» **Information shown**:

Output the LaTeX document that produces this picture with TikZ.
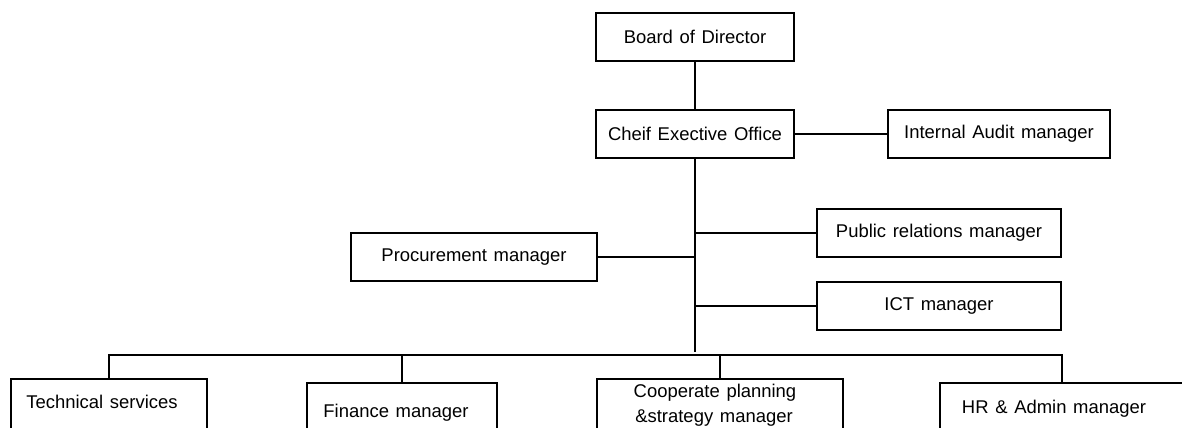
\documentclass[tikz,border=0pt]{standalone}
\usepackage{fontspec}
\setmainfont{Liberation Sans}[WordSpace=1.3]
\begin{document}
\begin{tikzpicture}[x=0.02cm,y=-0.02cm,
  every node/.style={font=\fontsize{10.5}{14}\selectfont},
  unit/.style={draw, rectangle, line width=0.04cm, inner sep=0pt, outer sep=0pt},
  link/.style={line width=0.04cm},
  caption/.style={inner sep=0pt, anchor=base}]
  \useasboundingbox (0,0) rectangle (1182,427);
  \clip (0,0) rectangle (1182,427);

  % upper levels
  \node[unit, minimum width=3.96cm, minimum height=0.96cm] (board) at (695,37) {Board of Director};
  \node[unit, minimum width=3.96cm, minimum height=0.96cm] (ceo) at (695,134) {Cheif Exective Office};
  \node[unit, minimum width=4.44cm, minimum height=0.96cm] (audit) at (999,134) {Internal Audit manager};
  \node[unit, minimum width=4.88cm, minimum height=0.96cm] (pr) at (939,233) {Public relations manager};
  \node[unit, minimum width=4.92cm, minimum height=0.96cm] (proc) at (474,257) {Procurement manager};
  \node[unit, minimum width=4.88cm, minimum height=0.96cm] (ict) at (939,306) {ICT manager};

  % departments along the bottom row
  \node[unit, anchor=north, minimum width=3.92cm, minimum height=2cm] (tech) at (109,379) {};
  \node[unit, anchor=north, minimum width=3.80cm, minimum height=2cm] (fin) at (402,383) {};
  \node[unit, anchor=north, minimum width=4.92cm, minimum height=2cm] (coop) at (720,379) {};
  \node[unit, anchor=north, minimum width=4.88cm, minimum height=2cm] (hr) at (1062,383) {};

  \node[caption] (tech-t) at (102,408) {Technical services};
  \node[caption] (fin-t) at (396,417) {Finance manager};
  \node[caption] (coop-t1) at (715,397) {Cooperate planning};
  \node[caption] (coop-t2) at (714,422) {\&strategy manager};
  \node[caption] (hr-t) at (1054,413) {HR \& Admin manager};

  % reporting lines
  \draw[link] (board) -- (ceo);
  \draw[link] (ceo) -- (audit);
  \coordinate (trunkend) at (695,352);
  \draw[link] (ceo.south) -- (trunkend);
  \draw[link] (pr.west -| ceo.south) -- (pr.west);
  \draw[link] (proc.east) -- (proc.east -| ceo.south);
  \draw[link] (ict.west -| ceo.south) -- (ict.west);
  \coordinate (bus) at (0,355);
  \draw[link] (tech.north) -- (tech.north |- bus) -- (hr.north |- bus) -- (hr.north);
  \draw[link] (fin.north) -- (fin.north |- bus);
  \draw[link] (coop.north) -- (coop.north |- bus);
\end{tikzpicture}
\end{document}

» **Exercise requirements**: Extract, word for word, each line from the top of the data down to and including the line with "minimum height=0.96cm] (ict)"; skip the pictures.

» **Solution for this problem**:
Output the LaTeX document that produces this picture with TikZ.
\documentclass[tikz,border=0pt]{standalone}
\usepackage{fontspec}
\setmainfont{Liberation Sans}[WordSpace=1.3]
\begin{document}
\begin{tikzpicture}[x=0.02cm,y=-0.02cm,
  every node/.style={font=\fontsize{10.5}{14}\selectfont},
  unit/.style={draw, rectangle, line width=0.04cm, inner sep=0pt, outer sep=0pt},
  link/.style={line width=0.04cm},
  caption/.style={inner sep=0pt, anchor=base}]
  \useasboundingbox (0,0) rectangle (1182,427);
  \clip (0,0) rectangle (1182,427);

  % upper levels
  \node[unit, minimum width=3.96cm, minimum height=0.96cm] (board) at (695,37) {Board of Director};
  \node[unit, minimum width=3.96cm, minimum height=0.96cm] (ceo) at (695,134) {Cheif Exective Office};
  \node[unit, minimum width=4.44cm, minimum height=0.96cm] (audit) at (999,134) {Internal Audit manager};
  \node[unit, minimum width=4.88cm, minimum height=0.96cm] (pr) at (939,233) {Public relations manager};
  \node[unit, minimum width=4.92cm, minimum height=0.96cm] (proc) at (474,257) {Procurement manager};
  \node[unit, minimum width=4.88cm, minimum height=0.96cm] (ict) at (939,306) {ICT manager};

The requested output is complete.